Smith highlighted family therapy and anger management programs as more therapeutic alternatives that research has shown to be more effective than incarceration.
“Keep the kid in their own community with their own family if at all possible, so they still have their friends, still have their school … and then they’re not going to reoffend,” said Smith, who has previously worked as a police officer and now works as a teacher.
Research shows that kids are more likely to reoffend and less likely to graduate if they’ve been incarcerated, said Smith, chairman of the Senate Corrections and Juvenile Justice Committee and co-chair of the bipartisan working group.
The 112-page overhaul has been in the works nine months, Smith said, and provides evidence-based solutions to the problems with the state’s system.

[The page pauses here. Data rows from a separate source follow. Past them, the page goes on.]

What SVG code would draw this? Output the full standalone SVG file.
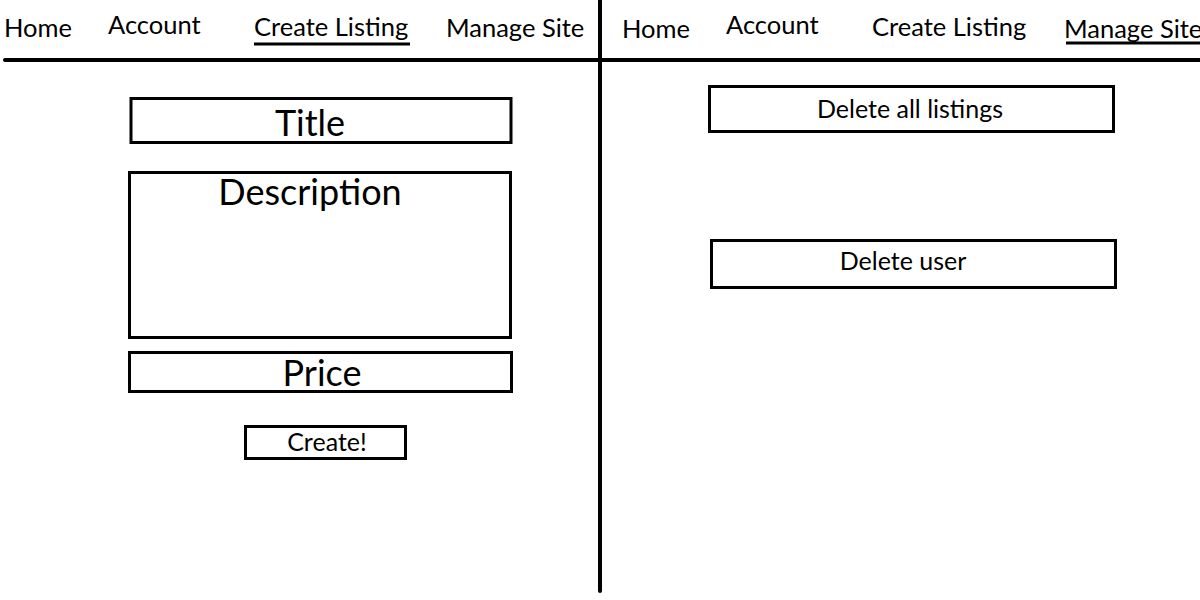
<svg xmlns="http://www.w3.org/2000/svg" width="1200" height="600" viewBox="0 0 1200 600">
<style>
.nav{font-family:Lato,"Liberation Sans",sans-serif;font-size:25.5px;fill:#000}
.sm{font-family:Lato,"Liberation Sans",sans-serif;font-size:25px;fill:#000;text-anchor:middle}
.big{font-family:Lato,"Liberation Sans",sans-serif;font-size:36px;fill:#000;text-anchor:middle}
.box{fill:#fff;stroke:#000;stroke-width:3}
.rule{stroke:#000;stroke-width:4;stroke-linecap:round;fill:none}
.ul{stroke:#000;stroke-width:3;fill:none}
</style>
<rect width="1200" height="600" fill="#fff"/>
<g id="dividers">
<line class="rule" x1="5" y1="60" x2="1200" y2="60"/>
<line class="rule" x1="600" y1="0" x2="600" y2="591"/>
</g>
<g id="nav-left">
<text class="nav" x="4" y="37">Home</text>
<text class="nav" x="108" y="34">Account</text>
<text class="nav" x="254" y="36">Create Listing</text>
<line class="ul" x1="254" y1="44" x2="410" y2="44"/>
<text class="nav" x="446" y="37">Manage Site</text>
</g>
<g id="nav-right">
<text class="nav" x="622" y="38">Home</text>
<text class="nav" x="726" y="34">Account</text>
<text class="nav" x="872" y="36">Create Listing</text>
<text class="nav" x="1064" y="38">Manage Site</text>
<line class="ul" x1="1066" y1="43" x2="1200" y2="43"/>
</g>
<g id="title">
<rect class="box" x="131" y="98.5" width="380" height="44"/>
<text class="big" x="310" y="136">Title</text>
</g>
<g id="description">
<rect class="box" x="129.5" y="172.5" width="381" height="165"/>
<text class="big" x="310" y="205">Description</text>
</g>
<g id="price">
<rect class="box" x="129.5" y="352.5" width="382" height="39"/>
<text class="big" x="322" y="386">Price</text>
</g>
<g id="create">
<rect class="box" x="245.5" y="426.5" width="160" height="32"/>
<text class="sm" x="327" y="451">Create!</text>
</g>
<g id="delete-all">
<rect class="box" x="709.5" y="86.5" width="404" height="45"/>
<text class="sm" x="910" y="118">Delete all listings</text>
</g>
<g id="delete-user">
<rect class="box" x="711.5" y="240.5" width="404" height="47"/>
<text class="sm" x="903" y="270">Delete user</text>
</g>
</svg>
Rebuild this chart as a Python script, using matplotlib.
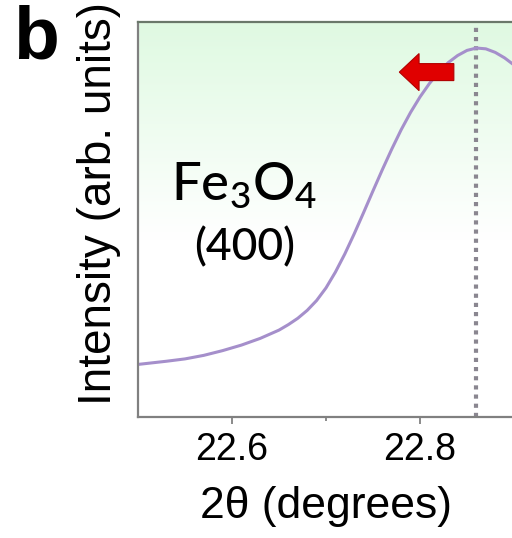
import numpy as np
import matplotlib.pyplot as plt
from matplotlib.patches import FancyArrow

# --- data (normalised intensity) ---
two_theta = [22.50, 22.53, 22.55, 22.57, 22.59, 22.61, 22.63, 22.65, 22.66,
             22.67, 22.68, 22.69, 22.70, 22.71, 22.72, 22.73, 22.74, 22.75,
             22.76, 22.77, 22.78, 22.79, 22.80, 22.81, 22.82, 22.83, 22.84,
             22.85, 22.86, 22.87, 22.88, 22.89, 22.90]
intensity = [0.132, 0.140, 0.146, 0.155, 0.167, 0.181, 0.198, 0.219, 0.233,
             0.249, 0.269, 0.294, 0.326, 0.366, 0.412, 0.463, 0.517, 0.572,
             0.626, 0.678, 0.727, 0.771, 0.810, 0.844, 0.873, 0.897, 0.915,
             0.928, 0.934, 0.932, 0.923, 0.909, 0.891]
peak_pos = 22.86
xticks = [22.6, 22.8]
xtick_labels = ["22.6", "22.8"]
minor_ticks = [22.7]

plt.rcParams['font.family'] = ['Liberation Sans', 'DejaVu Sans']

fig = plt.figure(figsize=(5.12, 5.38), dpi=100)
ax = fig.add_axes([138/512, 1 - 416.5/538, 376/512, 394.5/538])
ax.set_xlim(22.5, 22.9)
ax.set_ylim(0, 1)

# green-to-white background gradient
grad = np.linspace(0, 1, 256).reshape(-1, 1)
top = np.array([0.875, 0.978, 0.885])
white = np.array([1.0, 1.0, 1.0])
w = np.clip((grad - 0.45) / 0.55, 0, 1)  # 0 at lower part, 1 at top
img = (white * (1 - w) + top * w).reshape(256, 1, 3)
ax.imshow(img, extent=[22.5, 22.9, 0, 1],
          origin='lower', aspect='auto', zorder=0)

ax.plot(two_theta, intensity, color='#a58fcb', lw=2.2, zorder=2,
        solid_joinstyle='round')
ax.axvline(peak_pos, color='#8a8690', lw=3, ls=(0, (1, 1.2)), zorder=1)

# red arrow pointing to lower angle
arr = FancyArrow(22.836, 0.873, -0.058, 0, width=0.043, head_width=0.094,
                 head_length=0.021, length_includes_head=True,
                 color='#e00000', ec='#b00000', lw=0.8, zorder=3)
ax.add_patch(arr)

ax.text(22.613, 0.549, r"Fe$_\mathregular{3}$O$_\mathregular{4}$", fontsize=38,
        family=['Lato', 'DejaVu Sans'], fontweight='medium',
        ha='center', va='baseline')
ax.text(22.613, 0.395, "(400)", fontsize=32, family=['Lato', 'DejaVu Sans'],
        fontweight='medium', ha='center', va='baseline')

ax.set_xticks(xticks)
ax.set_xticklabels(xtick_labels)
ax.set_xticks(minor_ticks, minor=True)
ax.set_yticks([])
ax.tick_params(axis='x', which='major', length=5, width=1.2, color='#777777',
               labelsize=27, pad=6)
ax.tick_params(axis='x', which='minor', length=3, width=1.2, color='#777777')

for s in ['left', 'bottom']:
    ax.spines[s].set_color('#808080')
    ax.spines[s].set_linewidth(1.6)
ax.spines['top'].set_color('#6a786a')
ax.spines['top'].set_linewidth(1.6)
ax.spines['right'].set_visible(False)

ax.set_xlabel("2θ (degrees)", fontsize=32)
ax.xaxis.set_label_coords(0.5, -0.175)
ax.set_ylabel("Intensity (arb. units)", fontsize=33)
ax.yaxis.set_label_coords(-0.045, 0.54)

fig.text(36/512, 1 - 39/538, "b", fontsize=54, fontweight='bold',
         ha='center', va='center')

fig.savefig("out.png", dpi=100)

The working group studied the state’s juvenile justice system and found that Kansas had one of the highest rates of juvenile offenders placed in detention centers and other out-of-home placements. Such facilities can cost $90,000 a year for each offender, about 10 times the cost of probation.
“This is a program that will be sustainable,” Smith said. “It is not soft on crime. I have not been nor will ever be soft on crime.”
Sedgwick County operated a youth residential center, Judge Riddel Boys Ranch, until closing it in 2014. Some local officials have sought to reopen the facility since its closure. The county is still served by several other facilities.
Sedgwick County corrections director Mark Masterson said some communities with fewer resources could benefit from the Department of Corrections investing in services like anger management and counseling.
But he said the bill doesn’t address using juvenile detention for non-offenders, such as human trafficking victims and children in need of care. And he said the state’s July 2018 expiration date for its use of group homes “deserves serious attention.”
“A sunset on group homes will result in a lack of investment by people who operate those homes to make the type of improvements that are necessary,” he said.
Smith said the more than two years that the bill gives the Department of Corrections to make the changes is adequate time to get the new system in place.
The bill is expected to reduce the out-of-home population by about 62 percent in five years and reduce costs over that time by about $75 million. That money should be reinvested in community programs and treatment, said Rep. John Rubin, a Shawnee Republican who co-chaired the study group with Smith.
The bill now heads to the Kansas House.